Immigration and Retrocession

Shikha Dalmia, in an op-ed in the New York Times, proposes that the federal government allow the states to decide how many foreign workers they need and want:

America should begin its own version of this program but take it one step further and let states set their own limits on foreign workers. This would get federal bureaucrats out of the business of centrally planning the labor market for the whole country. States that understand their own labor markets would do a much better job of finding suitable workers for their businesses.

The states wouldn’t have to hew to the federal high-skilled and low-skilled distinction for visas. Right now, both high-tech and low-tech states are suffering from a tight labor market. States that don’t want or need immigrant workers could opt out of the program. Foreign workers would be free to travel anywhere in the country, but they would be limited to jobs in participating states until they are naturalized. This would be an improvement over the existing system for them, since work visas currently tether them to a single employer, unless they find a new employer to undertake the onerous process of sponsoring them. It would also reassure states that they would have a measure of control over the level of in-migration from other states at least for some time.
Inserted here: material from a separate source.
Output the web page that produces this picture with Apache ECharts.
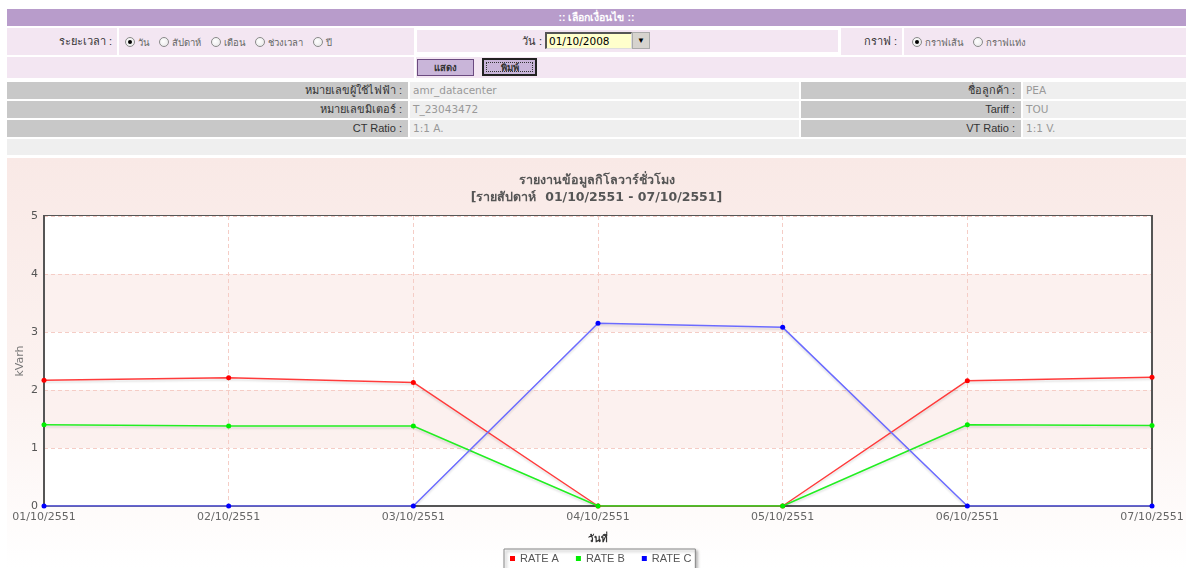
<!DOCTYPE html>
<html>
<head>
<meta charset="utf-8">
<script src="https://cdn.jsdelivr.net/npm/echarts@6/dist/echarts.min.js"></script>
<style>
  html, body { margin:0; padding:0; background:#fff; width:1186px; height:568px; overflow:hidden; }
  body { font-family: "Liberation Sans", "DejaVu Sans", sans-serif; font-size:11px; color:#333; position:relative; }
  .abs { position:absolute; box-sizing:border-box; }
  .hdr { background:#b89ccb; color:#fff; font-weight:bold; text-align:center; line-height:17px; font-size:10.5px; }
  .pink { background:#f3e6f2; }
  .gray { background:#c8c8c8; text-align:right; padding-right:6px; line-height:17px; color:#333; font-weight:normal; }
  .val { background:#efefef; padding-left:3px; line-height:17px; color:#999; font-family:"DejaVu Sans", sans-serif; font-size:10.5px; }
  .lbl { text-align:right; padding-right:5px; line-height:27px; color:#333; }
  .radio { display:inline-block; width:10px; height:10px; border-radius:50%; box-sizing:border-box;
           border:1px solid #8a8a8a; background:radial-gradient(circle at 40% 40%, #fff 0%, #e4e4e4 100%);
           vertical-align:middle; position:relative; margin-right:3px; }
  .radio.on::after { content:""; position:absolute; left:2px; top:2px; width:4px; height:4px; border-radius:50%; background:#000; }
  .rtxt { color:#666; font-size:9.5px; vertical-align:middle; margin-right:7px; }
  .btn { background:#c9b5d9; text-align:center; font-size:9.5px; font-weight:bold; color:#333; }
  #chart { position:absolute; left:7px; top:158px; width:1179px; height:410px; }
</style>
</head>
<body>
<div class="abs hdr" style="left:7px;top:9px;width:1179px;height:17px;">:: เลือกเงื่อนไข ::</div>

<div class="abs pink lbl" style="left:7px;top:28px;width:110px;height:27px;">ระยะเวลา :</div>
<div class="abs pink" style="left:119px;top:28px;width:295px;height:27px;line-height:27px;padding-left:6px;">
  <span class="radio on"></span><span class="rtxt">วัน</span>
  <span class="radio"></span><span class="rtxt">สัปดาห์</span>
  <span class="radio"></span><span class="rtxt">เดือน</span>
  <span class="radio"></span><span class="rtxt">ช่วงเวลา</span>
  <span class="radio"></span><span class="rtxt">ปี</span>
</div>
<div class="abs pink" style="left:417px;top:30px;width:421px;height:22px;"></div>
<div class="abs" style="left:417px;top:30px;width:125px;height:22px;line-height:22px;text-align:right;color:#333;">วัน :</div>
<div class="abs" style="left:545px;top:32px;width:87px;height:17px;background:#ffffcc;border-top:2px solid #555;border-left:2px solid #555;border-right:1px solid #ddd;border-bottom:1px solid #ddd;font-family:'DejaVu Sans',sans-serif;font-size:10.5px;line-height:14px;padding-left:2px;color:#000;">01/10/2008</div>
<div class="abs" style="left:632px;top:32px;width:18px;height:17px;background:#d6d3ce;border:1px solid #aaa;text-align:center;font-size:8px;line-height:15px;color:#000;">&#9660;</div>

<div class="abs pink" style="left:841px;top:28px;width:61px;height:27px;"></div>
<div class="abs lbl" style="left:841px;top:28px;width:61px;height:27px;">กราฟ :</div>
<div class="abs pink" style="left:904px;top:28px;width:282px;height:27px;line-height:27px;padding-left:8px;">
  <span class="radio on"></span><span class="rtxt">กราฟเส้น</span>
  <span class="radio"></span><span class="rtxt">กราฟแท่ง</span>
</div>

<div class="abs pink" style="left:7px;top:57px;width:407px;height:21px;"></div>
<div class="abs pink" style="left:416px;top:57px;width:770px;height:21px;"></div>
<div class="abs btn" style="left:417px;top:59px;width:57px;height:17px;border:1px solid #6b4a80;line-height:15px;">แสดง</div>
<div class="abs btn" style="left:482px;top:58px;width:55px;height:18px;border:2px solid #222;line-height:15px;">
  <div style="position:absolute;left:2px;top:2px;right:2px;bottom:2px;border:1px dotted #333;"></div>พิมพ์</div>

<div class="abs gray" style="left:7px;top:82px;width:401px;height:17px;">หมายเลขผู้ใช้ไฟฟ้า :</div>
<div class="abs val" style="left:410px;top:82px;width:389px;height:17px;">amr_datacenter</div>
<div class="abs gray" style="left:801px;top:82px;width:220px;height:17px;">ชื่อลูกค้า :</div>
<div class="abs val" style="left:1023px;top:82px;width:163px;height:17px;">PEA</div>

<div class="abs gray" style="left:7px;top:101px;width:401px;height:17px;">หมายเลขมิเตอร์ :</div>
<div class="abs val" style="left:410px;top:101px;width:389px;height:17px;">T_23043472</div>
<div class="abs gray" style="left:801px;top:101px;width:220px;height:17px;">Tariff :</div>
<div class="abs val" style="left:1023px;top:101px;width:163px;height:17px;">TOU</div>

<div class="abs gray" style="left:7px;top:120px;width:401px;height:17px;">CT Ratio :</div>
<div class="abs val" style="left:410px;top:120px;width:389px;height:17px;">1:1 A.</div>
<div class="abs gray" style="left:801px;top:120px;width:220px;height:17px;">VT Ratio :</div>
<div class="abs val" style="left:1023px;top:120px;width:163px;height:17px;">1:1 V.</div>

<div class="abs" style="left:7px;top:139px;width:1179px;height:16px;background:#efefef;"></div>

<div id="chart"></div>

<script>
// ---- data ----
const categories = ['01/10/2551','02/10/2551','03/10/2551','04/10/2551','05/10/2551','06/10/2551','07/10/2551'];
const seriesNames = ['RATE A','RATE B','RATE C'];
const rateA = [2.17, 2.21, 2.13, 0, 0, 2.16, 2.22];
const rateB = [1.40, 1.38, 1.38, 0, 0, 1.40, 1.39];
const rateC = [0, 0, 0, 3.15, 3.08, 0, 0];
const yMin = 0, yMax = 5, yStep = 1;
const titleLine1 = 'รายงานข้อมูลกิโลวาร์ชั่วโมง';
const titleLine2 = '[รายสัปดาห์  01/10/2551 - 07/10/2551]';
const xName = 'วันที่';
const yName = 'kVarh';

const chart = echarts.init(document.getElementById('chart'), null, {renderer:'canvas'});

function lineSeries(name, data, lineColor, dotColor) {
  return {
    name: name, type: 'line', data: data,
    symbol: 'circle', symbolSize: 5, showSymbol: true,
    itemStyle: { color: dotColor },
    lineStyle: { color: lineColor, width: 1.5, shadowColor: 'rgba(0,0,0,0.12)', shadowBlur: 2, shadowOffsetY: 2 },
    emphasis: { disabled: true },
    animation: false
  };
}

const frameLine = { show: true, lineStyle: { color: '#555', width: 2 } };

chart.setOption({
  animation: false,
  backgroundColor: {
    type: 'linear', x: 0, y: 0, x2: 0, y2: 1,
    colorStops: [{offset: 0, color: '#f9e9e6'}, {offset: 0.6, color: '#fcf3f1'}, {offset: 1, color: '#ffffff'}]
  },
  title: {
    text: titleLine1 + '\n' + titleLine2,
    left: 'center', top: 14, padding: 0,
    textStyle: { color: '#555', fontSize: 12.5, fontWeight: 'bold', lineHeight: 17, fontFamily: 'DejaVu Sans, sans-serif' }
  },
  legend: {
    data: seriesNames,
    left: 497, top: 391,
    icon: 'rect', itemWidth: 5, itemHeight: 5, itemGap: 17,
    backgroundColor: '#fff', borderColor: '#888', borderWidth: 1,
    padding: [4, 4, 8, 6],
    shadowColor: 'rgba(0,0,0,0.35)', shadowBlur: 3, shadowOffsetX: 2, shadowOffsetY: 2,
    textStyle: { color: '#555', fontSize: 11, fontFamily: 'Liberation Sans, Arial, sans-serif' },
    selectedMode: false
  },
  grid: {
    left: 37, right: 34, top: 58, bottom: 62,
    outerBoundsMode: 'none', containLabel: false,
    show: true, backgroundColor: '#fff', borderColor: '#555', borderWidth: 2
  },
  xAxis: [{
    type: 'category', data: categories, boundaryGap: false,
    axisLine: frameLine,
    axisTick: { show: false },
    axisLabel: { color: '#666', fontSize: 11, fontFamily: 'DejaVu Sans, sans-serif', margin: 6, interval: 0 },
    splitLine: { show: true, lineStyle: { type: [4, 3], color: '#f5cdc6', width: 1 } },
    name: xName, nameLocation: 'middle', nameGap: 28, nameMoveOverlap: false,
    nameTextStyle: { color: '#333', fontSize: 10, fontWeight: 'bold' }
  }, {
    type: 'category', data: categories, boundaryGap: false, position: 'top',
    axisLine: frameLine, axisTick: { show: false }, axisLabel: { show: false }, splitLine: { show: false }
  }],
  yAxis: [{
    type: 'value', min: yMin, max: yMax, interval: yStep,
    axisLine: frameLine,
    axisTick: { show: false },
    axisLabel: { color: '#555', fontSize: 11, fontFamily: 'DejaVu Sans, sans-serif', margin: 6 },
    splitLine: { show: true, lineStyle: { type: [4, 3], color: '#f5cdc6', width: 1 } },
    splitArea: { show: true, areaStyle: { color: ['#ffffff', '#fcf1ef'] } },
    name: yName, nameLocation: 'middle', nameGap: 18, nameMoveOverlap: false,
    nameTextStyle: { color: '#777', fontSize: 11, fontFamily: 'DejaVu Sans, sans-serif' }
  }, {
    type: 'value', min: yMin, max: yMax, interval: yStep, position: 'right',
    axisLine: frameLine, axisTick: { show: false }, axisLabel: { show: false },
    splitLine: { show: false }, splitArea: { show: false }
  }],
  series: [
    lineSeries(seriesNames[0], rateA, '#ff3b3b', '#ff0000'),
    lineSeries(seriesNames[1], rateB, '#22ee22', '#00ee00'),
    lineSeries(seriesNames[2], rateC, '#6b6bff', '#0000ff')
  ]
});
</script>
</body>
</html>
States wouldn’t be required to participate, but they would face an inherent incentive to do so because businesses are far more likely to prefer locations where there are suitably skilled, motivated workers. Such a program would render the current broken and dysfunctional federal immigration system beside the point. (Constitutionally, immigration is a federal function, but nothing prevents Washington from voluntarily giving states more latitude to make their own decisions about foreign workers. Other aspects of immigration policy can remain in federal hands.)

which she characterizes as following the Canadian model. I am reflexively drawn to such a system but I am retain some skepticism. We have problems that Canada does not have including a completely broken tourist and student visa program, a counter-productive sponsorship program, an ancillary lottery system, and a country with which we share a 1,500 mile border with a median family income 20% of ours. Had we the same circumstances as Canada and as strict a system of labor enforcement as Canada does I would support the plan enthusiastically.

I’d also like to repeat something I’ve mentioned before. Under our present system state and local governments bear most of the costs for illegal migrant workers which cannot possibly be recouped from most of the migrants and for some reason of other boosters of increased immigration always cite the benefits of immigration without reckoning its costs which are substantial. If all of our migrant workers were professionals with six figure incomes it would be one thing but the overwhelming preponderance earn minimum or even sub-minimum wage. And nobody actually knows how many of those there are—everybody’s guessing.

2 comments… add one
  • PD Shaw Link

    I’m confused by her proposal. If a State decides to let in anybody who wants to come, what keeps immigrants from going to another state? Are we going to have internal border checks?

  • what keeps immigrants from going to another state?

    Basically, lack of jobs in the other state. No internal border checks or restrictions on internal migration.